DESCRIPTION OF THE TASK: Which lines hold the word "matplotlib"? Copy each one.
[START SUPPLIED MATERIAL]
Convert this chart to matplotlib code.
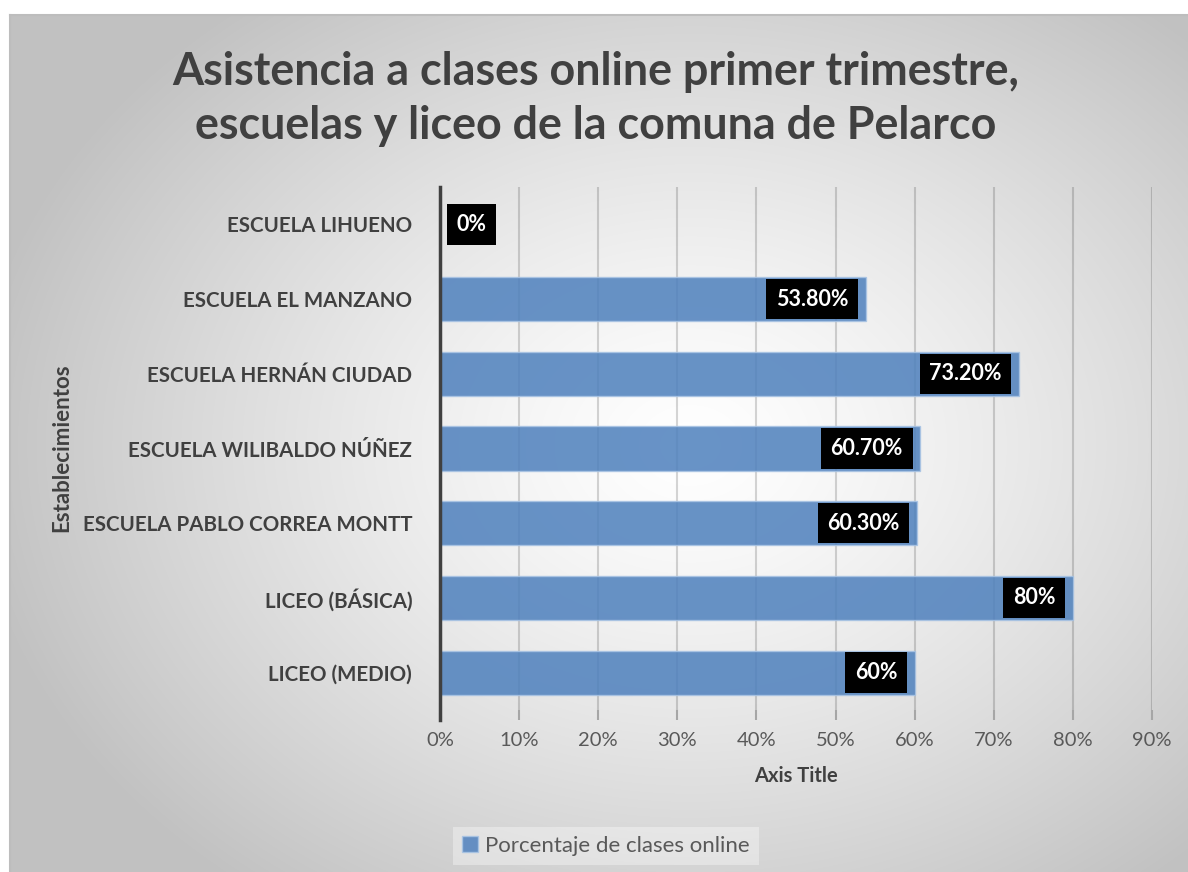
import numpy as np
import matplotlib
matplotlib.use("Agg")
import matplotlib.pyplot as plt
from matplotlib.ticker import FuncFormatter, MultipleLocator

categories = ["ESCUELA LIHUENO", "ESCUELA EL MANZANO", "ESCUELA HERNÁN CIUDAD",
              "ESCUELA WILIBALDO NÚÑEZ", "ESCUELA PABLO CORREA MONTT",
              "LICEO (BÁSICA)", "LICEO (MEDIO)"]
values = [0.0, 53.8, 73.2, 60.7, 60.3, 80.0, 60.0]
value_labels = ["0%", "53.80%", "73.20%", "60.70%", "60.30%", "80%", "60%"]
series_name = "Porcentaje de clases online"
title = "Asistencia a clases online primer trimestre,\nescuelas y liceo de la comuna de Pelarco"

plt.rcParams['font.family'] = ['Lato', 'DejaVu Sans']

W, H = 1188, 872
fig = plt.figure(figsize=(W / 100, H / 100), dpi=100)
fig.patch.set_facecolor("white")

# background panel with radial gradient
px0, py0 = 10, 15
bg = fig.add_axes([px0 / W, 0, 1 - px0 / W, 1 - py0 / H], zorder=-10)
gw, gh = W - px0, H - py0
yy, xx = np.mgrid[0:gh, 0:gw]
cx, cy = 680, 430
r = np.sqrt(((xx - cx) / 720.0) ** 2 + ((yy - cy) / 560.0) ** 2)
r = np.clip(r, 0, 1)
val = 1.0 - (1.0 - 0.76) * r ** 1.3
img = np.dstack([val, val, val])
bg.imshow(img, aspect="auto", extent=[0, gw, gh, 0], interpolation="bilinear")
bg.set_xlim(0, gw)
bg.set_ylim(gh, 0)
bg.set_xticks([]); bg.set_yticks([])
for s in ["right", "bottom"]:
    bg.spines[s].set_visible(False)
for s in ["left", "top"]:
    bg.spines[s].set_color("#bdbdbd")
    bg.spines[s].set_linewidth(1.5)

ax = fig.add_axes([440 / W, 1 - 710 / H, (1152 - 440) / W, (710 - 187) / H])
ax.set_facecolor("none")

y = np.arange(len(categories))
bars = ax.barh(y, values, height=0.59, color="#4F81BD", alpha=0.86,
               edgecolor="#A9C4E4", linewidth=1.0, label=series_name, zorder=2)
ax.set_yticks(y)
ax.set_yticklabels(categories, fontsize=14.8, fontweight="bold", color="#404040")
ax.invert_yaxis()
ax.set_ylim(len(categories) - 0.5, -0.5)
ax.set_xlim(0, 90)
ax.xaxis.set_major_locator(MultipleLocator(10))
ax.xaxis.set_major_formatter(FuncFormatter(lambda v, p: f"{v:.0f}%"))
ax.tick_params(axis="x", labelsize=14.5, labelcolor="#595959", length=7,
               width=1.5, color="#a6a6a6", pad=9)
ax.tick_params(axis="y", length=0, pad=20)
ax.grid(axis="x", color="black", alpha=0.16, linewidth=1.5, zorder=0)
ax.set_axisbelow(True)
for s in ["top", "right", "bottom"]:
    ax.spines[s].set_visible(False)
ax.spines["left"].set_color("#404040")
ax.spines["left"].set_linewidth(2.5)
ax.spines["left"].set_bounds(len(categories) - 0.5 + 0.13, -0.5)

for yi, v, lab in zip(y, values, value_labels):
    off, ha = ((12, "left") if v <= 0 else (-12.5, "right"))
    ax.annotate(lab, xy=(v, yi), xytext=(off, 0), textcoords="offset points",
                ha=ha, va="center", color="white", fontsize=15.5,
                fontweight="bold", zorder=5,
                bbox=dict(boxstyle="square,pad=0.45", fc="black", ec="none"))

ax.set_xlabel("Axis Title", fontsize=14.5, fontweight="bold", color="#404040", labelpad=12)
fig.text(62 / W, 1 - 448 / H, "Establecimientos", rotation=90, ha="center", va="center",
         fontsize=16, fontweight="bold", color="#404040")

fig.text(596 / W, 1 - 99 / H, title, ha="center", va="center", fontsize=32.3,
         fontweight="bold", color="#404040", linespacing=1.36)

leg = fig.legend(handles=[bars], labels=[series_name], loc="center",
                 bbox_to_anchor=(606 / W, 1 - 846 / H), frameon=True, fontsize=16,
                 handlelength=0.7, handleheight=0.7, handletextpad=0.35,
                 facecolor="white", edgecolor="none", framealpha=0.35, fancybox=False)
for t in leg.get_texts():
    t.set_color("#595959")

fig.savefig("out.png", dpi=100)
[END SUPPLIED MATERIAL]
ANSWER TO THE PROBLEM:
Convert this chart to matplotlib code.
import matplotlib
matplotlib.use("Agg")
import matplotlib.pyplot as plt
from matplotlib.ticker import FuncFormatter, MultipleLocator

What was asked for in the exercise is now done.